* Requirement
Could you copy exactly the lines from the start of the records through the one containing "import matplotlib.pyplot as plt", both included, and leave out the pictures?

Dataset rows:
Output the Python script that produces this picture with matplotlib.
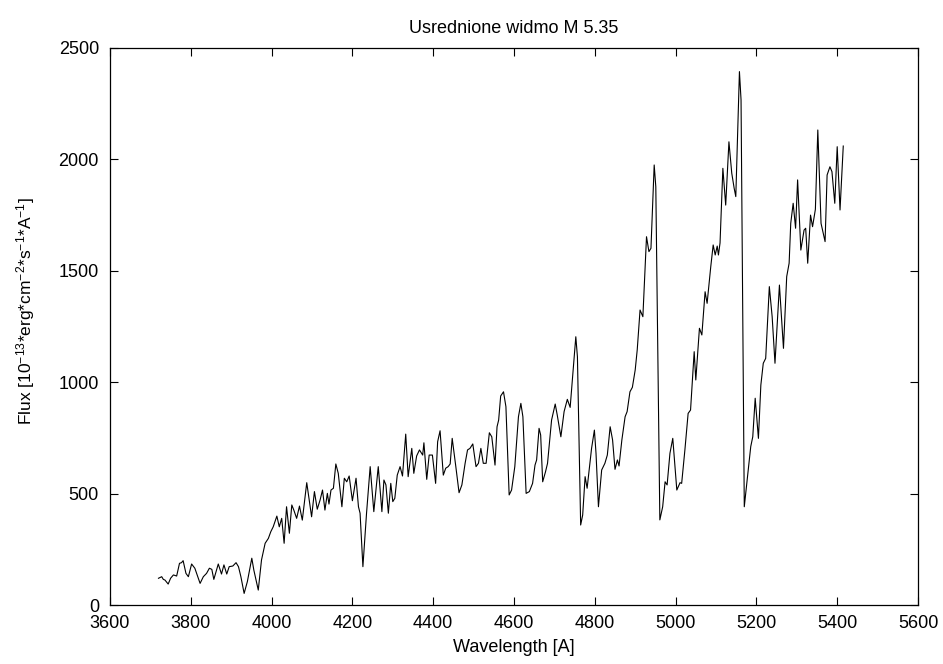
import matplotlib
matplotlib.use("Agg")
import matplotlib.pyplot as plt

plt.rcParams['font.family'] = ['Liberation Sans', 'DejaVu Sans']
plt.rcParams['mathtext.fontset'] = 'custom'
plt.rcParams['mathtext.rm'] = 'Liberation Sans'
plt.rcParams['mathtext.it'] = 'Liberation Sans'
plt.rcParams['mathtext.bf'] = 'Liberation Sans'

wavelength = [
    3720, 3728, 3732, 3736, 3744, 3750, 3757, 3765, 3772, 3777, 3781, 3788, 3794, 3802, 3810,
    3823, 3831, 3839, 3846, 3852, 3857, 3868, 3876, 3882, 3889, 3895, 3904, 3912, 3918, 3924,
    3932, 3940, 3951, 3956, 3967, 3975, 3984, 3992, 3998, 4004, 4013, 4019, 4025, 4031, 4037,
    4044, 4050, 4055, 4062, 4069, 4076, 4087, 4099, 4106, 4113, 4120, 4126, 4132, 4138, 4142,
    4147, 4153, 4159, 4165, 4174, 4180, 4186, 4192, 4200, 4209, 4215, 4219, 4226, 4235, 4244,
    4253, 4264, 4273, 4278, 4283, 4289, 4295, 4300, 4305, 4311, 4318, 4324, 4332, 4338, 4347,
    4352, 4359, 4366, 4374, 4377, 4384, 4390, 4398, 4406, 4411, 4417, 4425, 4431, 4437, 4442,
    4447, 4456, 4464, 4471, 4479, 4485, 4491, 4498, 4506, 4512, 4518, 4524, 4531, 4539, 4545,
    4553, 4558, 4562, 4567, 4574, 4580, 4588, 4594, 4602, 4611, 4617, 4622, 4630, 4638, 4646,
    4652, 4656, 4662, 4666, 4671, 4678, 4683, 4693, 4702, 4707, 4716, 4724, 4732, 4739, 4745,
    4753, 4757, 4765, 4770, 4776, 4781, 4792, 4799, 4803, 4809, 4817, 4825, 4831, 4838, 4844,
    4850, 4856, 4860, 4867, 4875, 4880, 4887, 4893, 4900, 4905, 4912, 4919, 4928, 4934, 4939,
    4947, 4951, 4961, 4968, 4974, 4979, 4986, 4993, 5003, 5011, 5015, 5023, 5031, 5037, 5046,
    5050, 5059, 5065, 5073, 5078, 5087, 5093, 5098, 5103, 5106, 5110, 5117, 5124, 5132, 5139,
    5145, 5149, 5158, 5162, 5170, 5178, 5186, 5191, 5197, 5205, 5211, 5217, 5223, 5232, 5239,
    5246, 5257, 5267, 5275, 5281, 5285, 5291, 5297, 5302, 5310, 5318, 5322, 5327, 5334, 5339,
    5346, 5352, 5360, 5370, 5375, 5382, 5387, 5394, 5400, 5407, 5415,
]

flux = [
    120, 127, 115, 112, 94, 120, 135, 130, 187, 190, 199, 142, 127, 184, 165,
    97, 127, 142, 165, 160, 115, 184, 139, 180, 139, 172, 175, 190, 172, 127,
    52, 105, 210, 157, 67, 202, 277, 299, 329, 351, 399, 351, 389, 277, 441,
    322, 449, 426, 389, 444, 381, 549, 396, 509, 430, 471, 516, 426, 501, 453,
    516, 524, 633, 591, 441, 569, 553, 579, 468, 569, 441, 412, 172, 412, 621,
    419, 621, 419, 561, 539, 412, 546, 464, 479, 583, 621, 579, 767, 576, 703,
    591, 669, 696, 673, 728, 564, 673, 673, 546, 733, 782, 583, 614, 621, 633,
    748, 621, 504, 539, 636, 696, 703, 723, 621, 636, 703, 636, 636, 773, 755,
    628, 800, 830, 938, 957, 890, 494, 516, 621, 845, 905, 845, 501, 509, 546,
    628, 651, 793, 763, 553, 598, 636, 830, 902, 853, 755, 868, 923, 887, 1025,
    1204, 1114, 359, 404, 576, 524, 703, 785, 681, 441, 606, 636, 673, 800, 741,
    609, 651, 624, 741, 845, 868, 957, 977, 1055, 1145, 1324, 1294, 1653, 1586, 1601,
    1975, 1877, 382, 441, 553, 539, 681, 748, 516, 549, 546, 696, 860, 875, 1137,
    1010, 1242, 1212, 1406, 1354, 1518, 1616, 1571, 1611, 1571, 1625, 1960, 1795, 2079, 1938,
    1870, 1833, 2394, 2267, 441, 576, 711, 755, 928, 748, 987, 1085, 1107, 1429, 1294,
    1085, 1436, 1152, 1474, 1534, 1713, 1803, 1691, 1908, 1593, 1683, 1691, 1534, 1750, 1698,
    1776, 2132, 1713, 1631, 1930, 1967, 1945, 1803, 2057, 1773, 2060,
]

x_ticks = [3600, 3800, 4000, 4200, 4400, 4600, 4800, 5000, 5200, 5400, 5600]
y_ticks = [0, 500, 1000, 1500, 2000, 2500]

W, H = 943, 664
fig = plt.figure(figsize=(W / 100, H / 100), dpi=100)
ax = fig.add_axes([110 / W, 1 - 605 / H, 808 / W, 557 / H])

ax.plot(wavelength, flux, color='black', linewidth=0.8)

ax.set_xlim(3600, 5600)
ax.set_ylim(0, 2500)
ax.set_xticks(x_ticks)
ax.set_yticks(y_ticks)
ax.tick_params(direction='in', top=True, right=True, length=5.8, width=0.8,
               labelsize=13)
ax.tick_params(axis='x', pad=7)
ax.tick_params(axis='y', pad=8)
for s in ax.spines.values():
    s.set_linewidth(0.9)

ax.set_title('Usrednione widmo M 5.35', fontsize=13, pad=11)
ax.set_xlabel('Wavelength [A]', fontsize=13, labelpad=5)
ax.set_ylabel(r'Flux [10$^{-13}$*erg*cm$^{-2}$*s$^{-1}$*A$^{-1}$]', fontsize=12.5)
ax.yaxis.set_label_coords((37 - 110) / 808, 1 - (311 - 48) / 557)

fig.savefig('out.png', dpi=100)
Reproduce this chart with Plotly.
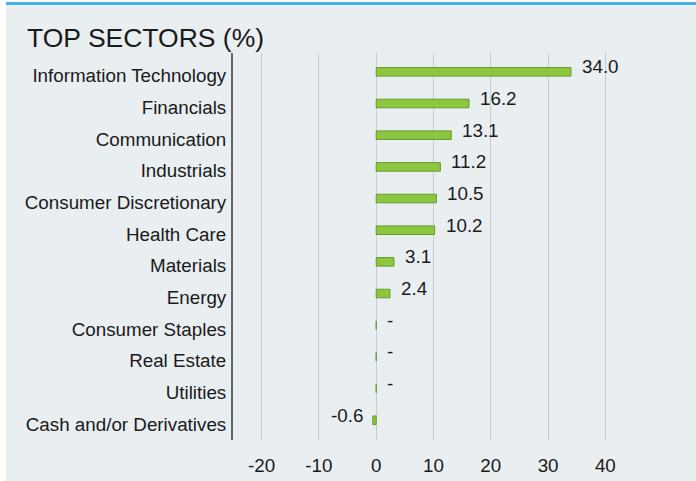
import plotly.graph_objects as go

categories = ["Information Technology", "Financials", "Communication", "Industrials",
              "Consumer Discretionary", "Health Care", "Materials", "Energy",
              "Consumer Staples", "Real Estate", "Utilities", "Cash and/or Derivatives"]
values = [34.0, 16.2, 13.1, 11.2, 10.5, 10.2, 3.1, 2.4, 0.0, 0.0, 0.0, -0.6]
labels = ["-" if v == 0 else f"{v:.1f}" for v in values]
x_ticks = [-20, -10, 0, 10, 20, 30, 40]

W, H = 696, 481
L, R, T, B = 233, 62, 53, 41
pw, ph = W - L - R, H - T - B

def px_x(p):
    return (p - L) / pw

def px_y(p):
    return (H - B - p) / ph

BG = "#e9eef1"
TXT = "#1a1a1a"
FONT = "Liberation Sans, Arial, sans-serif"
FS = 18.8

fig = go.Figure()
fig.add_trace(go.Bar(
    y=categories, x=values, orientation="h",
    width=0.27, offset=-0.26,
    marker=dict(color="#8dc63f", line=dict(color="#679a2c", width=1)),
    hoverinfo="skip",
))

annotations = []
for c, v, t in zip(categories, values, labels):
    annotations.append(dict(
        x=v, y=c, xref="x", yref="y", text=t, showarrow=False,
        xanchor="right" if v < 0 else "left",
        xshift=-8 if v < 0 else 9, yshift=9,
        font=dict(size=FS, color=TXT, family=FONT),
    ))

fig.update_layout(
    width=W, height=H,
    margin=dict(l=L, r=R, t=T, b=B, pad=0, autoexpand=False),
    paper_bgcolor="white", plot_bgcolor=BG,
    showlegend=False,
    font=dict(family=FONT, size=FS, color=TXT),
    title=dict(text="TOP SECTORS (%)", x=27 / W, xref="container", xanchor="left",
               y=1 - 38 / H, yref="container", yanchor="middle",
               font=dict(size=26.5, color=TXT, family=FONT)),
    xaxis=dict(range=[-25, 45], tickvals=x_ticks, ticktext=[str(v) for v in x_ticks],
               showgrid=True, gridcolor="#c9cdd0", gridwidth=1,
               zeroline=True, zerolinecolor="#c9cdd0", zerolinewidth=1,
               showline=False, ticks="outside", ticklen=8, tickcolor="rgba(0,0,0,0)",
               tickfont=dict(size=FS, color=TXT), fixedrange=True, automargin=False),
    yaxis=dict(categoryorder="array", categoryarray=categories,
               range=[11.5, -0.72], showgrid=False, zeroline=False,
               showline=True, linecolor="#666666", linewidth=2,
               ticks="outside", ticklen=1, tickcolor="rgba(0,0,0,0)",
               tickfont=dict(size=FS, color=TXT), fixedrange=True, automargin=False),
    annotations=annotations,
    shapes=[
        dict(type="rect", xref="paper", yref="paper", layer="below",
             x0=px_x(6), x1=px_x(W + 2), y0=px_y(H + 2), y1=px_y(4),
             fillcolor=BG, line=dict(width=0)),
        dict(type="line", xref="paper", yref="paper", layer="above",
             x0=px_x(6), x1=px_x(W + 2), y0=px_y(3.5), y1=px_y(3.5),
             line=dict(color="#44b2e5", width=3)),
    ],
)

fig.write_html("out.html")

* Exercise result
Output the Python script that produces this picture with matplotlib.
import matplotlib
matplotlib.use("Agg")
import matplotlib.pyplot as plt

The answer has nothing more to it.